The likelihood that an outbreak could occur in Oklahoma is greater since it ranks towards the bottom of states in immunization rates, Smith said.
The Health Department survey found that 92.6% of kindergartners were current on the measles vaccine.
Mike Mannell, epidemiologist at the state Health Department’s Acute Disease Service division, said the immunity threshold to achieve herd immunity for measles was about 94% of the population.
The 2017-18 survey found 92.6% of kindergartners to be up-to-date on the vaccine that protects against measles.
Vaccination rates in TPS
A Tulsa World analysis of the Oklahoma Health Department survey data found 87.9% of Tulsa Public School kindergartners to be up-to-date on all vaccines.
Or put another way, about 360 of the approximately 3,000 TPS kindergartners were not up-to-date on their vaccines.
Of the total, about 63 TPS kindergartners claimed an exemption from one or more vaccines.
TPS’s Eisenhower International Elementary School a French and Spanish language immersion school, had the second highest number of kindergartners in a state school who claimed an exemption: 16.
Dr.
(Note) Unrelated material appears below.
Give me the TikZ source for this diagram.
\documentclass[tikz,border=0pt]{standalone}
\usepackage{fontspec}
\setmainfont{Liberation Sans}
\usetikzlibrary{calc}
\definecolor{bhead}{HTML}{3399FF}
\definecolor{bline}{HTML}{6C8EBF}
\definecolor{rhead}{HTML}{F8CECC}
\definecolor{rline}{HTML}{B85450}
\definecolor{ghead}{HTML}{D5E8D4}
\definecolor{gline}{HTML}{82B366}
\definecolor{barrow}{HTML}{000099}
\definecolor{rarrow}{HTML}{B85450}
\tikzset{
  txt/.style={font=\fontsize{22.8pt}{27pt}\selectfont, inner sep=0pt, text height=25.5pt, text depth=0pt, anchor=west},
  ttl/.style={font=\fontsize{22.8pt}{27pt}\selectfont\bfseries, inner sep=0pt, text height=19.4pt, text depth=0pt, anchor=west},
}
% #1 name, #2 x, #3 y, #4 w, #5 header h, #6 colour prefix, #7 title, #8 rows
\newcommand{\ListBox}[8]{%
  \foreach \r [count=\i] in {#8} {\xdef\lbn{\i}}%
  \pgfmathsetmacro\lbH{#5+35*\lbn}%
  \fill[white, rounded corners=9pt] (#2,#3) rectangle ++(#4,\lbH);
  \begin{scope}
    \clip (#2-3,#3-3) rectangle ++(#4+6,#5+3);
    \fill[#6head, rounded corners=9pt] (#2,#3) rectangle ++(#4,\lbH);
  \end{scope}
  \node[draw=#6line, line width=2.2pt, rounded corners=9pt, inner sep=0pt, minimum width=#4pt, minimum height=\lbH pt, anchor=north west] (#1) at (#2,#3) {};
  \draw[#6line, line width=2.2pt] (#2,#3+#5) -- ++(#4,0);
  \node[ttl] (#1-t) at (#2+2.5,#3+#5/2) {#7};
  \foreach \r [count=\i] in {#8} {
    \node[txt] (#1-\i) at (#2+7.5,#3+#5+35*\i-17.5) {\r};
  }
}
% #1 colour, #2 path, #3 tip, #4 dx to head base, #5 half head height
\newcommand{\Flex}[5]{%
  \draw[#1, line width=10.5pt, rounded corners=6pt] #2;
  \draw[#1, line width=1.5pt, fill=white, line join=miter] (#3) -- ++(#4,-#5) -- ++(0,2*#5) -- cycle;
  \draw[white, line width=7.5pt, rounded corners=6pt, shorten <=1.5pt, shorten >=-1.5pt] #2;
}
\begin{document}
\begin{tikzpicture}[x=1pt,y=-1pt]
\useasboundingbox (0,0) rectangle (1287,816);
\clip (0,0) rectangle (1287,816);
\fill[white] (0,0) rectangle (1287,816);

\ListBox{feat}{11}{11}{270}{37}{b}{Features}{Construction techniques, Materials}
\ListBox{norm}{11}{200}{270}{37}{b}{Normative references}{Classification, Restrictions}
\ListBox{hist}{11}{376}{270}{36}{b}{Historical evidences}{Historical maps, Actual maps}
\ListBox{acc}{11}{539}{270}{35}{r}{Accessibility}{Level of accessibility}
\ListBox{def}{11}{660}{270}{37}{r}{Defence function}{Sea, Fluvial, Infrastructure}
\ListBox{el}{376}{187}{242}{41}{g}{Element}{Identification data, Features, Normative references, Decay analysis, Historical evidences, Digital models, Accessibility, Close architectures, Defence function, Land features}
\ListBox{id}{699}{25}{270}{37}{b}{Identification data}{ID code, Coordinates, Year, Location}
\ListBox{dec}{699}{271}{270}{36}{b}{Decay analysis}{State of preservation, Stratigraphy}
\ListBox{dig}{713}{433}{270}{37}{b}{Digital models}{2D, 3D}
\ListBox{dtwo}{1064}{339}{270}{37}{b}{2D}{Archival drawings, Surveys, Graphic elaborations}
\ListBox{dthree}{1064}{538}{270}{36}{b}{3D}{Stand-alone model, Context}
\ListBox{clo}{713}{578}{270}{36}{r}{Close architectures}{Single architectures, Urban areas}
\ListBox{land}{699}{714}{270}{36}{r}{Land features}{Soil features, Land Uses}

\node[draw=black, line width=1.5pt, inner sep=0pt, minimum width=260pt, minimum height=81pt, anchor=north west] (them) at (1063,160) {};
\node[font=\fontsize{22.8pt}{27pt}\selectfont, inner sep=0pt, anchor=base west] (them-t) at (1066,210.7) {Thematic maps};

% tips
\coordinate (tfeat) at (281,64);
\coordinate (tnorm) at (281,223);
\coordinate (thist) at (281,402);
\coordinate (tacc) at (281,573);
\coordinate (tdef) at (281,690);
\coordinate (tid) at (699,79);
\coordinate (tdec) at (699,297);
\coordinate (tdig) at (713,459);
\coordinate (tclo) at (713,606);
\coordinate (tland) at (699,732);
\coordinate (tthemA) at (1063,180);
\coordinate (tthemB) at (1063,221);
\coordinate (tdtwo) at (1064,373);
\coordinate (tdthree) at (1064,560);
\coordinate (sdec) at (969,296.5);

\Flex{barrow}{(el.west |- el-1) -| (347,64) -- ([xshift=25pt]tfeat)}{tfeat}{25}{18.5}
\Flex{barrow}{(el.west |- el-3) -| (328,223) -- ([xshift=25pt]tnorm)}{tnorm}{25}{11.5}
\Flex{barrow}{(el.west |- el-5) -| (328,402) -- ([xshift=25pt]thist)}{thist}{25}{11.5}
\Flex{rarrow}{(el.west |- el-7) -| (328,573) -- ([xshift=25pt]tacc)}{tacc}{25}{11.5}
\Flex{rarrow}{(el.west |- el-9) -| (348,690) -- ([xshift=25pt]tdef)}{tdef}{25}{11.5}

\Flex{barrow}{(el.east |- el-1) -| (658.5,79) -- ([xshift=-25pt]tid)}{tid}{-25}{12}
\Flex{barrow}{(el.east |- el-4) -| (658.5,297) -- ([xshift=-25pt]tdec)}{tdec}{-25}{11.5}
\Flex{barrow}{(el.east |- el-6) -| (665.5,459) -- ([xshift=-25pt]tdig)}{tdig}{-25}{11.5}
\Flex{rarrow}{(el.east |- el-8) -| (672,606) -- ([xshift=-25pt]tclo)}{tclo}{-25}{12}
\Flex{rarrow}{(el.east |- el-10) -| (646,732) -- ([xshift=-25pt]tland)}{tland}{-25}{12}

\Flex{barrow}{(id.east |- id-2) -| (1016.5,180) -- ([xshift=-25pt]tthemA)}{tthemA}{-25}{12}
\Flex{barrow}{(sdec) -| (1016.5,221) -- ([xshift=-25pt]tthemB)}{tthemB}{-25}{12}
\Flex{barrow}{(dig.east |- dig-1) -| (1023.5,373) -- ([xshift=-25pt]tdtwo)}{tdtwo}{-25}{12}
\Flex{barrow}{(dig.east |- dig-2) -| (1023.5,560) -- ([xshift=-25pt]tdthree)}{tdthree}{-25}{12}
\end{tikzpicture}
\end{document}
Ebony Johnson, executive director of Student and Family Support Services, Tulsa Public Schools, said the district conducts a “big push” prior to the beginning of each school year to ensure students have received all of their vaccinations or have completed an exemption form.
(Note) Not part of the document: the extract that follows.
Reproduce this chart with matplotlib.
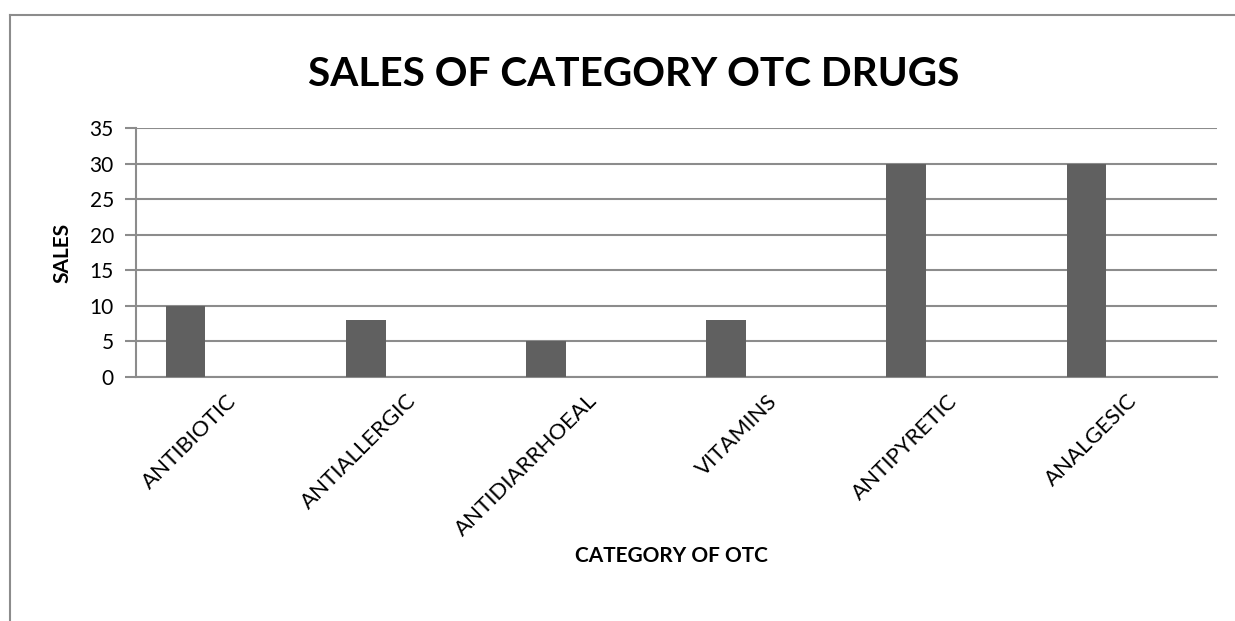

The effort includes offering free vaccinations during student registration, Johnson said.
“Everyone works collectively and collaboratively with families to get those vaccinations completed,” Johnson said.
However, Johnson said students are permitted to attend school regardless of whether vaccinations have been obtained or an exemption has been filed.
“We do allow students to (attend) because we don’t want to not allow students to come to school and then to be behind,” Johnson said.
So is it possible for a TPS student to attend class for an entire school year without providing the proper vaccination paperwork?
“I’ll just say that we definitely make a very strong effort to get both vaccinations completed and shot records updated as well as for families who choose not to get exemption forms filled out,” Johnson said. “We are very committed to supporting our families to actually get either the vaccinations done or the exemption filled out without penalization of students not being able to receive their education.”
Regarding the nearly 14% exemption rate for Eisenhower Elementary kindergarten students, Johnson said: “The 13.9% is a reflection of families who are choosing to not vaccinate for whatever those particular family values and beliefs are. Those are things that we typically just respect, the fact that families have chosen that decision, but on the other hand we strongly encourage all of our families to have their students vaccinated.”
As for the 300 TPS students the survey showed to not have up-to-date vaccination records or an exemption form on file, Johnson suggested that the information may have been updated later in the school year.